RECORDED DATA:

——————————

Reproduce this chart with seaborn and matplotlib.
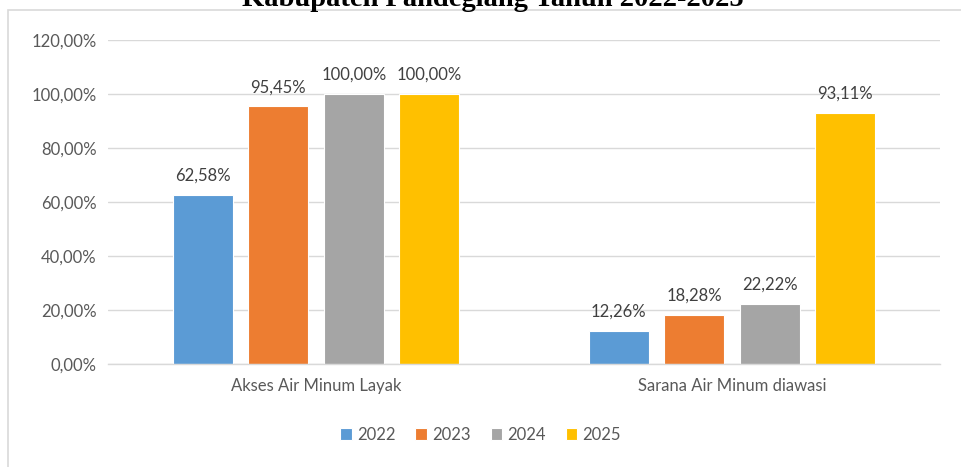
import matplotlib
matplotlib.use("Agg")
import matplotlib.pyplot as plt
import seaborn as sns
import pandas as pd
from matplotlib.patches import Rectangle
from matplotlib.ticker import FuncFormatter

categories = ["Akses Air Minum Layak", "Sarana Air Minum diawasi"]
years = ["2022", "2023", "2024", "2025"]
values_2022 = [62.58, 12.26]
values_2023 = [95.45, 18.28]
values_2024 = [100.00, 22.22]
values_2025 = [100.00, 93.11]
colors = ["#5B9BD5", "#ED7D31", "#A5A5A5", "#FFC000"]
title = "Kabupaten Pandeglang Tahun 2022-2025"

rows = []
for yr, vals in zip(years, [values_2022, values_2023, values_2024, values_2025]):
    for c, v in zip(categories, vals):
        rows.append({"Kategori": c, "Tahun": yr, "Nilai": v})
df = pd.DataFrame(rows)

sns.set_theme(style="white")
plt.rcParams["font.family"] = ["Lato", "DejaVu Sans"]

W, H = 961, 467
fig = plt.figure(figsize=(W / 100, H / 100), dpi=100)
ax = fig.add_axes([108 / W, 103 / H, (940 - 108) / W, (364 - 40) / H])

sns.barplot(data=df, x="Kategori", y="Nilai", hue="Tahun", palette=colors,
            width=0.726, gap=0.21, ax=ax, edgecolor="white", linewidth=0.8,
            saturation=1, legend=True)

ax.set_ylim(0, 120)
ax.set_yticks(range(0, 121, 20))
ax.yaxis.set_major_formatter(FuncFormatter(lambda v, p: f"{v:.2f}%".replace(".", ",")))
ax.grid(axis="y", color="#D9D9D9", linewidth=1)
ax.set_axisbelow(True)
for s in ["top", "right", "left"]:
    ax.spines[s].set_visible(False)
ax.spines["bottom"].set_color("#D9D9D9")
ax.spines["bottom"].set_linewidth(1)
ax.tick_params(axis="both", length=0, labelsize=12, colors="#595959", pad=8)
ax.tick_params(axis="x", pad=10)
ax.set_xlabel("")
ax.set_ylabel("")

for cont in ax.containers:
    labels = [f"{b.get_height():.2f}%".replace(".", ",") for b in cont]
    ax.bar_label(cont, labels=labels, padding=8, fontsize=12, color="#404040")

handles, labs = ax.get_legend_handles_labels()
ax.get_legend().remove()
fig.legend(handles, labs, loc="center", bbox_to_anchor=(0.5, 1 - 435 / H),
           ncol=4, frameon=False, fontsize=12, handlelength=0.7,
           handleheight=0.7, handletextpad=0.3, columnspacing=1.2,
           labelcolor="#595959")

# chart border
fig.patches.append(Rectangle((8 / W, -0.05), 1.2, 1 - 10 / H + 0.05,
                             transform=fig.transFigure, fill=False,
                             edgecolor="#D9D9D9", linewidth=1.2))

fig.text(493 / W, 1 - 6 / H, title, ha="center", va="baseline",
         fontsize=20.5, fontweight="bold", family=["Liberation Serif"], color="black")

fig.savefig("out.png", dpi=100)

——————————

WORK TO DO:
From the listing above, return each line with the word "seaborn".

EXERCISE RESULT:
Reproduce this chart with seaborn and matplotlib.
import seaborn as sns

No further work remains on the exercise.